I just finished a contract where I was teaching advanced French to high school students. It was great practice for my guttural language skills and allowed me to read their library of French books. In this class library was a couple of dozen children’s books of all ages, with many of them being aimed at lower elementary school. I love it when I teach a foreign language and the teacher has a library of books in that language for students who are learning it. Dia de Disfraces is one of those illustrated books that are great for Spanish classrooms for a couple of reasons.
This is where I will invoke my Christmas Music Test. Christmas music can be great. However, Christmas music can also be incredibly annoying. A subpar musician, singer or group can release a Christmas song or LP and it’ll be played by radio or on streaming at some point in time simply because it’s a Christmas song. Witness, Simply Having a Wonderful Christmastime as proof that no matter how bad a song is, it’s guaranteed to be heard and to somehow merit the ‘classic’ label in a generation or two. I would also posit that Finally, It’s Christmas by Hanson passes the Christmas music test because those songs are great and don’t get tiresome regardless of what time of year you hear them.
Thus, Dia de Disfraces has a story that reverberates with students. They can be younger students who are same age as the book’s Spanish-speaking target audience or older students who won’t partake in the same activities as the book’s main character. The main character in Dia de Disfraces is a young girl in early elementary school who wants to dress up for her school’s upcoming dress-up day. When the big day arrives she dresses up like a rabbit, but is disappointed when nobody else dresses up and they make fun of her when they see her.
The theme of being the nail that sticks out, or receiving unwanted attention, is a fear and concern that every young elementary student has. There’s a period in one’s academic life when they don’t want to stick out and it shifts for some people to where they seek out the attention. However, in early elementary school being the one kid who is not like everyone else is what most kids try to avoid. I don’t make the rules,
As this girl hides behind a tree she sees another one of her classmates arrive in costume and the two become best friends. Ironically, he comes to school dressed as a carrot, or a zanahoria, as our Spanish students will come to define. The art in Dia de Disfraces is the big style of rounded heads and circular bodies that early elementary ages enjoy. The pages have lots of white spaces in-between the art and the book’s story has a patient, easy-going vibe that is perfect for story or bedtime.
Where second language learners will enjoy this book is actually seeing Spanish in action. They can define new words. They will see verb tenses in action, like era, vesti, sentia, tenia and so many more examples of past, and future imperative and other instances of verbs being used in instances other than the present tense. It’s very important to know your verbs, but knowing and using them correctly in their various tenses is what separates being able to communicate from being on the path to fluency. It’s that fluency in a second or third language that can open up any number of employment opportunities in various industries simply due to being fluent in that language.
Those opportunities start more efficiently when they’re done at a younger age with full immersion and real-world second language tools like Dia de Disfraces.

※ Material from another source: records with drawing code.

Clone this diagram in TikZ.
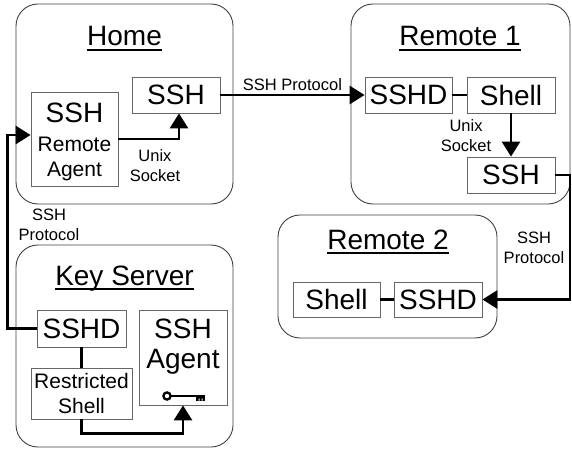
\documentclass[tikz,border=0pt]{standalone}
\usepackage{fontspec}
\setmainfont{Liberation Sans}
\usetikzlibrary{arrows.meta, positioning, calc}

\newcommand{\ftitle}{\fontsize{28}{30}\selectfont}
\newcommand{\fbig}{\fontsize{28}{30}\selectfont}
\newcommand{\fmid}{\fontsize{21}{25}\selectfont}
\newcommand{\fsmall}{\fontsize{16.5}{20}\selectfont}

\tikzset{
  host/.style={draw=black!75, line width=0.9pt, rounded corners=22pt, inner sep=0pt},
  proc/.style={draw=black!60, line width=0.8pt, inner sep=0pt, font=\fbig},
  title/.style={anchor=base, inner sep=0pt, font=\ftitle},
  uline/.style={line width=1.3pt},
  lbl/.style={inner sep=0pt, font=\fsmall, align=center},
  conn/.style={line width=2.8pt},
  arr/.style={conn, -{Triangle[width=18pt,length=15pt]}}
}

\begin{document}
\begin{tikzpicture}[x=1pt,y=-1pt]
\useasboundingbox (0,0) rectangle (572,449);

% Vẽ các khung máy
\node[host, minimum width=217pt, minimum height=200pt] (home) at (124.5,104) {};
\node[host, minimum width=217pt, minimum height=202pt] (keysrv) at (124.5,346) {};
\node[host, minimum width=219pt, minimum height=200pt] (rem1) at (460.5,104) {};
\node[host, minimum width=219pt, minimum height=123pt] (rem2) at (387.5,276.5) {};

% Tiêu đề
\node[title] (thome) at (124.5,46) {Home};
\node[title] (tkey) at (124.5,285) {Key Server};
\node[title] (trem1) at (460,46) {Remote 1};
\node[title] (trem2) at (388,249) {Remote 2};
\foreach \t in {thome,tkey,trem1,trem2}
  \draw[uline] ([yshift=-4pt]\t.base west) -- ([yshift=-4pt]\t.base east);

% Các tiến trình
\node[proc, minimum width=88pt, minimum height=36pt] (hssh) at (176,95) {SSH};
\node[proc, minimum width=87pt, minimum height=94pt, align=center, font=\fmid] (hagent) at (74.5,139)
  {\rule{0pt}{26pt}{\fbig SSH}\\[4pt]Remote\\Agent};
\node[proc, minimum width=89pt, minimum height=37pt] (ksshd) at (81.5,328.5) {SSHD};
\node[proc, minimum width=101pt, minimum height=51pt, align=center, font=\fmid] (krsh) at (81.5,393.5)
  {Restricted\\Shell};
\node[proc, minimum width=88pt, minimum height=95pt] (ragent) at (183,357.5) {};
\node[inner sep=0pt, font=\fbig, align=center] (tagent) at (183,347) {SSH\\Agent};
\node[proc, minimum width=87pt, minimum height=36pt] (r1sshd) at (408.5,95) {SSHD};
\node[proc, minimum width=88pt, minimum height=36pt] (r1shell) at (511,95) {Shell};
\node[proc, minimum width=88pt, minimum height=36pt] (r1ssh) at (511,175) {SSH};
\node[proc, minimum width=87pt, minimum height=35pt] (r2shell) at (336.5,299.5) {Shell};
\node[proc, minimum width=88pt, minimum height=35pt] (r2sshd) at (438,299.5) {SSHD};

% Chìa khóa
\draw[line width=2.3pt] (167,396) circle (3.6pt);
\draw[line width=1.4pt] (171,396) -- (205,396);
\fill (196,396) rectangle (205,400.5);
\fill[white] (198.5,398.5) rectangle (199.5,400.6) (201.5,398.5) rectangle (202.5,400.6);

% Nhãn
\node[lbl] (lus1) at (155,166) {Unix\\Socket};
\node[lbl] (lus2) at (466,136) {Unix\\Socket};
\node[lbl] (lsp1) at (49,225) {SSH\\Protocol};
\node[lbl] (lsp2) at (534,248) {SSH\\Protocol};
\coordinate (redge) at (570,240);

% Các đường nối
\draw[arr] (hssh.east) -- node[above, inner sep=2.5pt, font=\fsmall] (lsp0) {SSH Protocol} (r1sshd.west);
\draw[arr] (hagent.east) -| ([xshift=3pt]hssh.south);
\draw[arr] (ksshd.west) -- ++(-29,0) |- ([yshift=4pt]hagent.west);
\draw[conn] (r1sshd) -- (r1shell);
\draw[arr] (r1shell.south) -- (r1ssh.north);
\draw[arr] (r1ssh.east) -| (redge) |- (r2sshd.east);
\draw[conn] (r2shell) -- (r2sshd);
\draw[conn] (ksshd) -- (krsh);
\draw[arr] (krsh.south) -- ++(0,14) -| (ragent.south);

\end{tikzpicture}
\end{document}
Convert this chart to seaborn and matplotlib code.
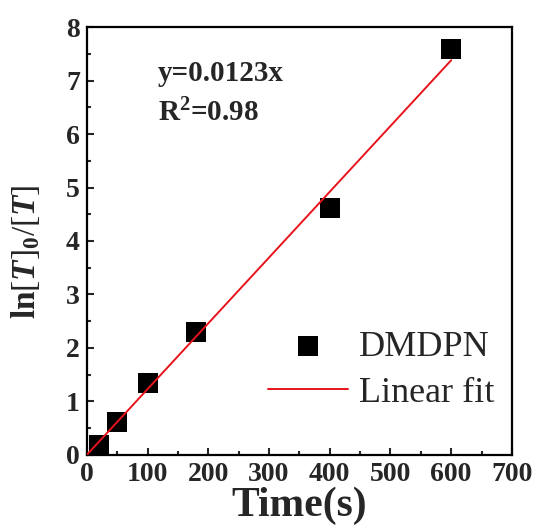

There’s no English translation for readers to default to, it’s all Spanish and will make readers attempt to read the words and learn them for what they are. If the book were in Spanish and English then our lazy nature would take over and readers would compare the Spanish word to the English word and learn nothing. Instead, this is the best kind of learning. It’s a fun, children’s illustrated book that dares students of Spanish to learn it. It’s a children’s illustrated book that’s meant for early elementary ages, I should be able to read this, those middle school students will think. They’ll fall into the rabbit hole, but let them, and make them define the words that they don’t know, use the verbs in the tenses that they’re used in the book, and watch their big brains get even bigger.
Dia de Disfraces is by Blanca Gomez and is available on Abrams Books for Young Readers, an imprint of Abrams Books.